**PROBLEM STATEMENT:** Leave out the pictures, and write out exactly the lines from the beginning of the material to the line holding "import seaborn as sns", that line included, and nothing else.

**DATA LINES:**
* * *

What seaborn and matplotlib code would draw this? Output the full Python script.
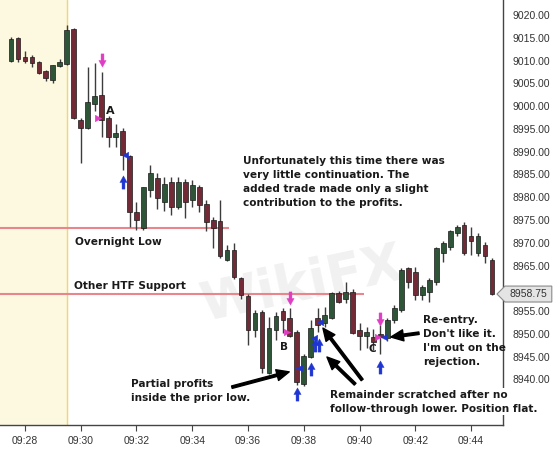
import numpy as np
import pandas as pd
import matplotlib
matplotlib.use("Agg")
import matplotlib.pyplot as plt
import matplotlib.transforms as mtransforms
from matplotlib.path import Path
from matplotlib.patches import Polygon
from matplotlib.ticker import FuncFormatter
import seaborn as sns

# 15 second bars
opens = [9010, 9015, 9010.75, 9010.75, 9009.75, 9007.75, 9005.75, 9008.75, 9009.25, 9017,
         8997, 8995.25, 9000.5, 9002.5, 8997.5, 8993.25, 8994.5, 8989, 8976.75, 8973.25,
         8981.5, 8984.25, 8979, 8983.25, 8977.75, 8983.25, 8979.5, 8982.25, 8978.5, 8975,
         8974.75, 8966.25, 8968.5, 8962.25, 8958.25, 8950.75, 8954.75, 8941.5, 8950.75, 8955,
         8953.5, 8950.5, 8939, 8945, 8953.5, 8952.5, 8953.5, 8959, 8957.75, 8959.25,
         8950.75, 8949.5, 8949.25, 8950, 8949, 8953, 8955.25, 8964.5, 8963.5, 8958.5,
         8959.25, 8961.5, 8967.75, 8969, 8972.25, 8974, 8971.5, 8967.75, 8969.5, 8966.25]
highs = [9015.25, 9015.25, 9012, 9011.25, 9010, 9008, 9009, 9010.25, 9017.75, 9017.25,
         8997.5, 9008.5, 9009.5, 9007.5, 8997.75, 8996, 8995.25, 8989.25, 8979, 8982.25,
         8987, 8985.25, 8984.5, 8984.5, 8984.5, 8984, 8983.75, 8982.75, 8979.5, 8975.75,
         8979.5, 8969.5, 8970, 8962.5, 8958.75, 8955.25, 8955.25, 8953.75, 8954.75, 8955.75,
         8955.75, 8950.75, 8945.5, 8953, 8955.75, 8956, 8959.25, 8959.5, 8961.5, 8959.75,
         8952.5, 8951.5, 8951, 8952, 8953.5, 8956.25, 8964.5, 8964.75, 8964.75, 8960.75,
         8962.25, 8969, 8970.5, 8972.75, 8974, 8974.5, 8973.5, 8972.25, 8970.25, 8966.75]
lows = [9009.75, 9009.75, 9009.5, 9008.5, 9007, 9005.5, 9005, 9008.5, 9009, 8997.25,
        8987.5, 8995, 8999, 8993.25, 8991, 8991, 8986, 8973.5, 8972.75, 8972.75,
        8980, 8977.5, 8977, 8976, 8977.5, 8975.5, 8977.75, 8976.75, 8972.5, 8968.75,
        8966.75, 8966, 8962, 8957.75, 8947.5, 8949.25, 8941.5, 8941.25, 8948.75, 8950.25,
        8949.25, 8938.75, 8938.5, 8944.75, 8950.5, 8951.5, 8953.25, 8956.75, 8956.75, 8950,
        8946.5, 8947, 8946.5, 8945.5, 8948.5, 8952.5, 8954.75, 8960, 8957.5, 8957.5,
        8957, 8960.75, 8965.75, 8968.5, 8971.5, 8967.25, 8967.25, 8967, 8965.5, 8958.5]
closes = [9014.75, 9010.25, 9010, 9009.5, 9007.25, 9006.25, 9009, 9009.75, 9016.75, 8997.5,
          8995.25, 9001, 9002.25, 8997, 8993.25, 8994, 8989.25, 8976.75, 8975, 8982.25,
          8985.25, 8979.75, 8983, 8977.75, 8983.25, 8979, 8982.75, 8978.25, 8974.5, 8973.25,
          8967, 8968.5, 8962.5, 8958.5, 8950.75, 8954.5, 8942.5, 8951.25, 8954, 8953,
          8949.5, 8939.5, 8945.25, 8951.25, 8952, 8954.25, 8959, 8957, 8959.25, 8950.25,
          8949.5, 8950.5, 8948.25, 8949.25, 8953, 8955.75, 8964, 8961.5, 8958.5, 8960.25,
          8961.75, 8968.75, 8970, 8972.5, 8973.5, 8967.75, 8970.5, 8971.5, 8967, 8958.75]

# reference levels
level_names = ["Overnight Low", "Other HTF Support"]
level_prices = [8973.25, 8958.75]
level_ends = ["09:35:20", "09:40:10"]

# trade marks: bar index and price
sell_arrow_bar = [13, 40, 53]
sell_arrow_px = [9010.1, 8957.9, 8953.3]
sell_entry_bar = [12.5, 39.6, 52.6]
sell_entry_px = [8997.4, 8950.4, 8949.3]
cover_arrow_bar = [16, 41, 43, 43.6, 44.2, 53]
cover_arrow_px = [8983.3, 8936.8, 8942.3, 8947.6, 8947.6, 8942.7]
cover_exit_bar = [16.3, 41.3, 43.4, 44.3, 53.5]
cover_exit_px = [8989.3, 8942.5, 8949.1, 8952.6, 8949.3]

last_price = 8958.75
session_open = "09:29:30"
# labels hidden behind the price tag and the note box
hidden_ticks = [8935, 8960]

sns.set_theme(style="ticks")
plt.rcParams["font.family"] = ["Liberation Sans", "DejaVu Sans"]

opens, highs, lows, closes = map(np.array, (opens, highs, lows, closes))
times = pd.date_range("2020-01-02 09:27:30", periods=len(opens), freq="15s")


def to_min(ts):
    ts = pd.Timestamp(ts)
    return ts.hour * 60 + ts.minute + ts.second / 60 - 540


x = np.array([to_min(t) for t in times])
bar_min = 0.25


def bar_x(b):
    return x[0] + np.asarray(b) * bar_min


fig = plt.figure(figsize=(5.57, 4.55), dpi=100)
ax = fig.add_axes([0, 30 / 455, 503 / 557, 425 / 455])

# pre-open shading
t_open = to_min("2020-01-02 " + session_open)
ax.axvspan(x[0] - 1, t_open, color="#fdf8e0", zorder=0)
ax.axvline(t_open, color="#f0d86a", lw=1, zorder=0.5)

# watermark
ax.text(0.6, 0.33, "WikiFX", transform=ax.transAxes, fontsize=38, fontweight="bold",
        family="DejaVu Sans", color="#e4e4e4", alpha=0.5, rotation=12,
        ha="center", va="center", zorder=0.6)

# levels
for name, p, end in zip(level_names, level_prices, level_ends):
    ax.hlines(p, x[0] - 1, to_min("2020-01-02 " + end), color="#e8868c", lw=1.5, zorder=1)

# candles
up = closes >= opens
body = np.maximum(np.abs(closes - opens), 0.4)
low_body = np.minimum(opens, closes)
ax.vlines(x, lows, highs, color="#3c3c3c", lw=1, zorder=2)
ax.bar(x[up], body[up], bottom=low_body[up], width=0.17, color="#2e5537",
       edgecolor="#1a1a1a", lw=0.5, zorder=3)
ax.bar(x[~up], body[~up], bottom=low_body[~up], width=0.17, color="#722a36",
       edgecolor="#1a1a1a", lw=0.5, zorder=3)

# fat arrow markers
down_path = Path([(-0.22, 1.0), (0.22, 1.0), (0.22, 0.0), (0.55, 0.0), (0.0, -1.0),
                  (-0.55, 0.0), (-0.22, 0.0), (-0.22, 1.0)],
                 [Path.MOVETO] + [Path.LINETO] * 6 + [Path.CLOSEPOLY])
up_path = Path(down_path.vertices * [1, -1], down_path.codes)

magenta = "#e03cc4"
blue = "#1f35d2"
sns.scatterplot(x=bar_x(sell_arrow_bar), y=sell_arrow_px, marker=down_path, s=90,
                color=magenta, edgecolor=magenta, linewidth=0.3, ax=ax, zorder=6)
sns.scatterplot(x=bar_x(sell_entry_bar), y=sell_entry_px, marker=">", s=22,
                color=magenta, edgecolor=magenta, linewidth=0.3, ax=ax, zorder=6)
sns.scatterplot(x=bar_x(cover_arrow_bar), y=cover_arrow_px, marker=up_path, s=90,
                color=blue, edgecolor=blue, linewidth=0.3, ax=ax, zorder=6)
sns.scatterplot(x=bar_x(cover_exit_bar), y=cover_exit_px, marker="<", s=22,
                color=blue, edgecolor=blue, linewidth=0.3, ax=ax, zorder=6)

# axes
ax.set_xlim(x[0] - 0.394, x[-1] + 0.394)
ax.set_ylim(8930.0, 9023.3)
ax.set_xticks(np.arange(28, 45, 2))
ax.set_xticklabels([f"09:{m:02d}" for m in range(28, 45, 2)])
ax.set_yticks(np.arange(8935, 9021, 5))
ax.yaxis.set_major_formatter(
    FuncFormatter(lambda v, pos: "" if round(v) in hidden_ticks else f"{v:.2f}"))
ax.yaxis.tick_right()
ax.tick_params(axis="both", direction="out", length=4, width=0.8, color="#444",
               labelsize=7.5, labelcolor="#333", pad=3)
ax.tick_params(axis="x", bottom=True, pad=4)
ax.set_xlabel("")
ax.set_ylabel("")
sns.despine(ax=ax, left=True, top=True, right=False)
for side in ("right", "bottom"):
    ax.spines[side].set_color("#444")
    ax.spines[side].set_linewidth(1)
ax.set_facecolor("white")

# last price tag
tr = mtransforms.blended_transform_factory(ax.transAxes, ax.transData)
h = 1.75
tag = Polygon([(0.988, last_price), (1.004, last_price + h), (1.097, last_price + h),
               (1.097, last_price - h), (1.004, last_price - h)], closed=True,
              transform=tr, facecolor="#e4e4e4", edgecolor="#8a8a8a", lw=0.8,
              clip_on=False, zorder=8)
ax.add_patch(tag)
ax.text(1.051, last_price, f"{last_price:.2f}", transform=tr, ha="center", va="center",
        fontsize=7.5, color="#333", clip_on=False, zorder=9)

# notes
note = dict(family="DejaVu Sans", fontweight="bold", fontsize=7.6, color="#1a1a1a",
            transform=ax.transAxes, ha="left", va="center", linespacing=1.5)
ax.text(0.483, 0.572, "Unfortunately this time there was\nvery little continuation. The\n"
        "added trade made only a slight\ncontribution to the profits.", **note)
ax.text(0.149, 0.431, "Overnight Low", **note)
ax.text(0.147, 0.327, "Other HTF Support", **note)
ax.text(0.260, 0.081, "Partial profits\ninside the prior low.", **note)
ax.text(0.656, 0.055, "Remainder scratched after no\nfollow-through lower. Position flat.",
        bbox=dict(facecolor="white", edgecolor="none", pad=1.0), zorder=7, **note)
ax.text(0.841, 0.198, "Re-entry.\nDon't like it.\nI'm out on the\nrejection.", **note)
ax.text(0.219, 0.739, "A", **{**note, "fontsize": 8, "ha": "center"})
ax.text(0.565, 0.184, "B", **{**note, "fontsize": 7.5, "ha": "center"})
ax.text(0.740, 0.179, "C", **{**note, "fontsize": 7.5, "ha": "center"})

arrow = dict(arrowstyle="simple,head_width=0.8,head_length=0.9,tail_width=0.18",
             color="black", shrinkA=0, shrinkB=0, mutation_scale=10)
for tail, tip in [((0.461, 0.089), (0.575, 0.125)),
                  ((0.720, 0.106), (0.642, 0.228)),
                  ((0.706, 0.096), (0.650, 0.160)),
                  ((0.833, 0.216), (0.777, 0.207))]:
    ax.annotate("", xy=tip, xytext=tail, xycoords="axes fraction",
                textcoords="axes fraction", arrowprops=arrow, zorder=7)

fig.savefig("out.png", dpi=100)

* * *

**SOLUTION FOR THIS PROBLEM:**
What seaborn and matplotlib code would draw this? Output the full Python script.
import numpy as np
import pandas as pd
import matplotlib
matplotlib.use("Agg")
import matplotlib.pyplot as plt
import matplotlib.transforms as mtransforms
from matplotlib.path import Path
from matplotlib.patches import Polygon
from matplotlib.ticker import FuncFormatter
import seaborn as sns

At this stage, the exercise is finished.